How the New Rules Really Work
Under the Biden administration, the EPA locked in Multi-Pollutant Emissions Standards for new light- and medium-duty vehicles from model years 2027–2032. The final rule, published in 2024, tightens fleet-wide tailpipe limits each year and is designed to cut average greenhouse gas emissions roughly in half by 2032. An independent ICCT policy analysis estimates that, under EPA’s central scenario, EVs could reach about 47% of new light-duty sales by 2032 — but crucially, the rule allows many “paths to compliance,” including more efficient gas engines and hybrids.
Now comes the swing in the other direction. The Trump White House is moving to rewrite fuel-economy (CAFE) standards, scrap EV fines, kill the federal $7,500 EV tax credit, and even block states like California from enforcing gas-car phase-out rules. That’s why you’re seeing headlines about EV sales collapsing at some brands — Ford’s November EV deliveries, for instance, dropped 61% year over year once the credit disappeared, even as hybrids held up.

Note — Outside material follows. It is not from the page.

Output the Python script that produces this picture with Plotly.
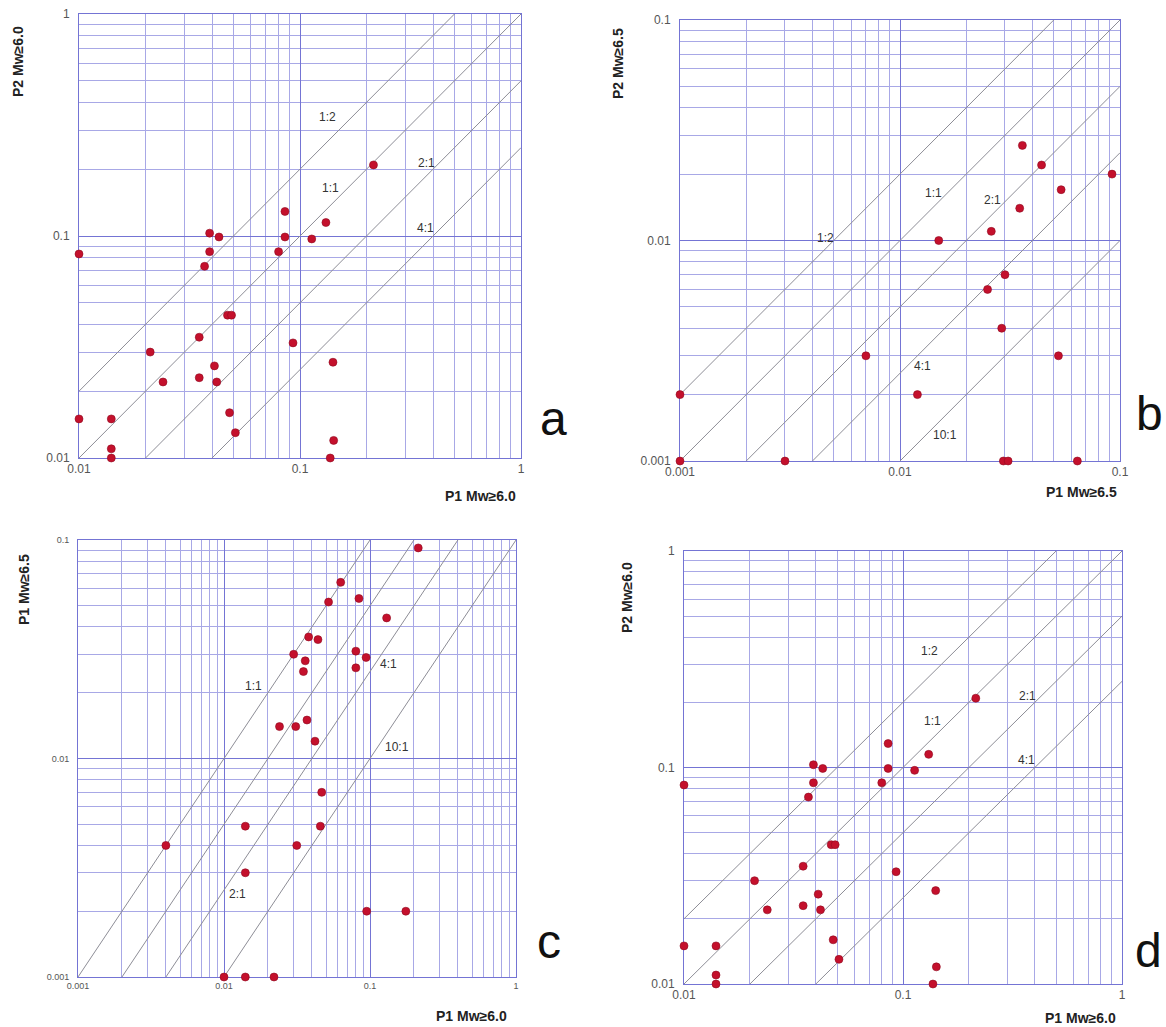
import plotly.graph_objects as go

W, H = 1166, 1027

# ---------------- data ----------------
# Panel a / d : P1 Mw>=6.0 (x) vs P2 Mw>=6.0 (y)
a_p1 = [0.010, 0.039, 0.043, 0.039, 0.037, 0.0855, 0.0855, 0.080, 0.215, 0.131,
        0.113, 0.047, 0.049, 0.035, 0.021, 0.041, 0.024, 0.035, 0.042, 0.093,
        0.141, 0.048, 0.051, 0.010, 0.014, 0.014, 0.014, 0.142, 0.137]
a_p2 = [0.083, 0.103, 0.099, 0.085, 0.073, 0.129, 0.099, 0.085, 0.209, 0.115,
        0.097, 0.044, 0.044, 0.035, 0.030, 0.026, 0.022, 0.023, 0.022, 0.033,
        0.027, 0.016, 0.013, 0.015, 0.015, 0.011, 0.010, 0.012, 0.010]

# Panel b : P1 Mw>=6.5 (x) vs P2 Mw>=6.5 (y)
b_p1 = [0.036, 0.044, 0.092, 0.054, 0.035, 0.026, 0.015, 0.030, 0.025, 0.029,
        0.0525, 0.012, 0.0295, 0.031, 0.064, 0.007, 0.001, 0.001, 0.003]
b_p2 = [0.027, 0.022, 0.020, 0.017, 0.014, 0.011, 0.010, 0.007, 0.006, 0.004,
        0.003, 0.002, 0.001, 0.001, 0.001, 0.003, 0.002, 0.001, 0.001]

# Panel c : P1 Mw>=6.0 (x) vs P1 Mw>=6.5 (y)
c_x = [0.214, 0.063, 0.052, 0.084, 0.130, 0.038, 0.044, 0.030, 0.036, 0.035,
       0.080, 0.094, 0.080, 0.024, 0.031, 0.037, 0.042, 0.0467, 0.0457, 0.0315,
       0.004, 0.014, 0.014, 0.0949, 0.176, 0.010, 0.014, 0.022]
c_y = [0.092, 0.064, 0.052, 0.054, 0.044, 0.036, 0.035, 0.030, 0.028, 0.025,
       0.031, 0.029, 0.026, 0.014, 0.014, 0.015, 0.012, 0.007, 0.0049, 0.004,
       0.004, 0.0049, 0.003, 0.002, 0.002, 0.001, 0.001, 0.001]

# ratio lines (P1 : P2) and their labels
a_ratios = [0.5, 1, 2, 4]
a_ratio_labels = ["1:2", "1:1", "2:1", "4:1"]
b_ratios = [0.5, 1, 2, 4, 10]
b_ratio_labels = ["1:2", "1:1", "2:1", "4:1", "10:1"]
c_ratios = [1, 2, 4, 10]
c_ratio_labels = ["1:1", "2:1", "4:1", "10:1"]

# tick labels
a_ticks = [0.01, 0.1, 1]
a_ticktext = ["0.01", "0.1", "1"]
b_ticks = [0.001, 0.01, 0.1]
b_ticktext = ["0.001", "0.01", "0.1"]
c_xticks = [0.001, 0.01, 0.1, 1]
c_xticktext = ["0.001", "0.01", "0.1", "1"]
c_yticks = [0.001, 0.01, 0.1]
c_yticktext = ["0.001", "0.01", "0.1"]

# ---------------- layout helpers ----------------
FONT = "Liberation Sans, Arial, sans-serif"
MAJOR = "#7474d4"
MINOR = "#a8a8e6"
LINE = "#8d8d96"
DOT = "#c4102c"


def px(x):
    return x / W


def py(y):
    return 1 - y / H


def minor_vals(lo, hi):
    vals = []
    for e in range(lo, hi):
        for k in range(2, 10):
            vals.append(k * 10 ** e)
    return vals


# label positions for d, mapped from panel a's frame-relative positions
a_box = (79, 14, 521, 458)
d_box = (684, 551, 1122, 984)
a_rlpos = [(327, 117), (330, 188), (426, 163), (425, 228)]


def remap(pt, src, dst):
    fx = (pt[0] - src[0]) / (src[2] - src[0])
    fy = (pt[1] - src[1]) / (src[3] - src[1])
    return (dst[0] + fx * (dst[2] - dst[0]), dst[1] + fy * (dst[3] - dst[1]))


panels = [
    dict(key="", x=a_p1, y=a_p2, xr=(-2, 0), yr=(-2, 0), box=a_box,
         ratios=a_ratios, rl=a_ratio_labels, rlpos=a_rlpos,
         xt=(a_ticks, a_ticktext), yt=(a_ticks, a_ticktext), tfs=12,
         xtitle="P1 Mw≥6.0", xtpos=(518, 496), ytitle="P2 Mw≥6.0", ytpos=(18, 62),
         letter="a", lpos=(553, 418)),
    dict(key="2", x=b_p1, y=b_p2, xr=(-3, -1), yr=(-3, -1), box=(680, 20, 1120, 461),
         ratios=b_ratios, rl=b_ratio_labels,
         rlpos=[(825, 238), (933, 193), (992, 200), (922, 366), (945, 435)],
         xt=(b_ticks, b_ticktext), yt=(b_ticks, b_ticktext), tfs=12,
         xtitle="P1 Mw≥6.5", xtpos=(1119, 492), ytitle="P2 Mw≥6.5", ytpos=(618, 64),
         letter="b", lpos=(1149, 414)),
    dict(key="3", x=c_x, y=c_y, xr=(-3, 0), yr=(-3, -1), box=(78, 540, 516, 977),
         ratios=c_ratios, rl=c_ratio_labels,
         rlpos=[(253, 686), (237, 894), (388, 664), (397, 747)],
         xt=(c_xticks, c_xticktext), yt=(c_yticks, c_yticktext), tfs=9,
         xtitle="P1 Mw≥6.0", xtpos=(509, 1016), ytitle="P1 Mw≥6.5", ytpos=(24, 590),
         letter="c", lpos=(549, 941)),
    dict(key="4", x=a_p1, y=a_p2, xr=(-2, 0), yr=(-2, 0), box=d_box,
         ratios=a_ratios, rl=a_ratio_labels,
         rlpos=[remap(p, a_box, d_box) for p in a_rlpos],
         xt=(a_ticks, a_ticktext), yt=(a_ticks, a_ticktext), tfs=12,
         xtitle="P1 Mw≥6.0", xtpos=(1118, 1018), ytitle="P2 Mw≥6.0", ytpos=(627, 598),
         letter="d", lpos=(1148, 950)),
]

fig = go.Figure()
annotations = []
layout = dict(width=W, height=H, autosize=False,
              margin=dict(l=0, r=0, t=0, b=0, autoexpand=False),
              paper_bgcolor="white", plot_bgcolor="white",
              showlegend=False, font=dict(family=FONT))

for p in panels:
    k = p["key"]
    xa, ya = "x" + k, "y" + k
    x0, y0, x1, y1 = p["box"]
    xlo, xhi = 10 ** p["xr"][0], 10 ** p["xr"][1]

    # ratio lines
    for r in p["ratios"]:
        fig.add_trace(go.Scatter(x=[xlo / 10, xhi], y=[xlo / 10 / r, xhi / r],
                                 mode="lines", line=dict(color=LINE, width=1),
                                 xaxis=xa, yaxis=ya, hoverinfo="skip"))
    # points
    fig.add_trace(go.Scatter(x=p["x"], y=p["y"], mode="markers",
                             marker=dict(color=DOT, size=8,
                                         line=dict(color="#8e0a20", width=0.6)),
                             cliponaxis=False, xaxis=xa, yaxis=ya))

    common = dict(type="log", showgrid=True, gridcolor=MAJOR, gridwidth=1,
                  showline=True, mirror=True, linecolor=MAJOR, linewidth=1,
                  zeroline=False, ticks="", automargin=False, layer="below traces",
                  tickfont=dict(family=FONT, size=p["tfs"], color="#555"))
    layout["xaxis" + k] = dict(common, range=list(p["xr"]),
                               domain=[px(x0), px(x1)], anchor=ya,
                               tickvals=p["xt"][0], ticktext=p["xt"][1],
                               minor=dict(tickvals=minor_vals(*p["xr"]), showgrid=True,
                                          gridcolor=MINOR, gridwidth=1))
    layout["yaxis" + k] = dict(common, range=list(p["yr"]),
                               domain=[py(y1), py(y0)], anchor=xa,
                               ticklabelstandoff=6,
                               tickvals=p["yt"][0], ticktext=p["yt"][1],
                               minor=dict(tickvals=minor_vals(*p["yr"]), showgrid=True,
                                          gridcolor=MINOR, gridwidth=1))

    for lab, (lx, ly) in zip(p["rl"], p["rlpos"]):
        annotations.append(dict(text=lab, x=px(lx), y=py(ly), xref="paper", yref="paper",
                                showarrow=False, xanchor="center", yanchor="middle",
                                font=dict(family=FONT, size=12, color="#333")))
    annotations.append(dict(text="<b>" + p["xtitle"] + "</b>", x=px(p["xtpos"][0]),
                            y=py(p["xtpos"][1]), xref="paper", yref="paper",
                            showarrow=False, xanchor="right", yanchor="middle",
                            font=dict(family=FONT, size=14, color="#222")))
    annotations.append(dict(text="<b>" + p["ytitle"] + "</b>", x=px(p["ytpos"][0]),
                            y=py(p["ytpos"][1]), xref="paper", yref="paper",
                            showarrow=False, xanchor="center", yanchor="middle",
                            textangle=-90,
                            font=dict(family=FONT, size=14, color="#222")))
    annotations.append(dict(text=p["letter"], x=px(p["lpos"][0]), y=py(p["lpos"][1]),
                            xref="paper", yref="paper", showarrow=False,
                            xanchor="center", yanchor="middle",
                            font=dict(family=FONT, size=48, color="#111")))

layout["annotations"] = annotations
fig.update_layout(**layout)
fig.write_html("out.html",
               config={"displayModeBar": False},
               post_script="document.body.style.margin='0px';"
                           "document.body.style.padding='0px';"
                           "document.body.style.overflow='hidden';")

Here’s the key: EPA emissions standards and NHTSA fuel-economy rules are separate. Even if the fuel-economy side gets watered down, the EPA rule is already final and much harder to unwind. Automakers still need cleaner fleets, and hybrids plus efficient gas models are an easy way to hit those targets while EV momentum wobbles.
My Verdict
Ignore the shouting match and shop for how you live. Regulations move on decade timelines; your lease ends in three or four years. A fuel-efficient hybrid or a well-supported EV will be on the right side of the rules for its entire life, no matter how the political pendulum swings. Focus on your range needs, your local charging reality, and your running costs. Washington will keep fighting — but your best move is still a simple one: buy the car that fits your life, not the latest press conference.